The band took up residence in a country manor house in Surrey and lived the idyllic rock star life of the 60’s, gigging, tripping on acid, shopping on the King’s Road, fraternizing with the British rock superstars of the day and recording in the most dynamic and sophisticated music scene in the world at that time, during this period Melbourne girl Pat Higgins joined Ross Wilson (together below) and they got married.
Whilst tripping on LSD Ross formed a Zappaesque vision of a band that would not only reflect the off-kilter, parodic, sensibility of Zappa’s Mothers of Invention, but would also capture the humor, irreverence and satire of doo wop, that band would become the legendary Daddy Cool. There was also a riff Wilson had been experimenting with from back in his Party Machine days, that would become a key element in one of Australia’s greatest rock songs – Eagle Rock.

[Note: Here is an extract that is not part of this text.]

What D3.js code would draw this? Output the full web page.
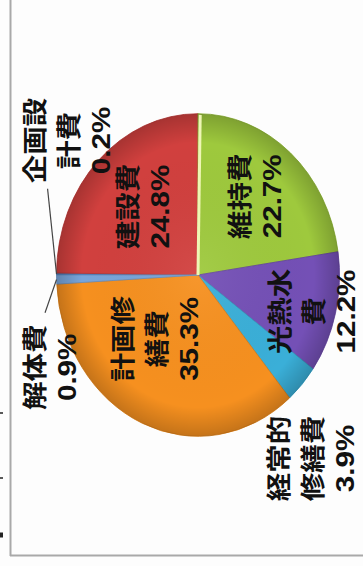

Eventually the London gigs ran out, they released the single Every American Citizen in 1968 which only charted #88 locally and the band broke up. Ultimately Procession appeared to collapse under the weight of their own relentless hype, and at times pointless experimentation and one-upmanship, which did not translate into credible chart success. Anthem however remains a curious and still beguiling period piece from the 60’s and the group was respected by fellow musos and certainly had its fans. Below – Pat and Ross in 1983 when Pat hit the charts with Bop Girl.
David Joseph moved on to manage the New Seekers who became very successful, Mick Rogers joined the Manfred Mann Earth band, and Ross and Pat Wilson hit the long and circuitous hippie trail back to Australia, via Europe, the Middle East and the Sub-Continent, funding their travel by donating blood and also discovering macrobiotic food along the way.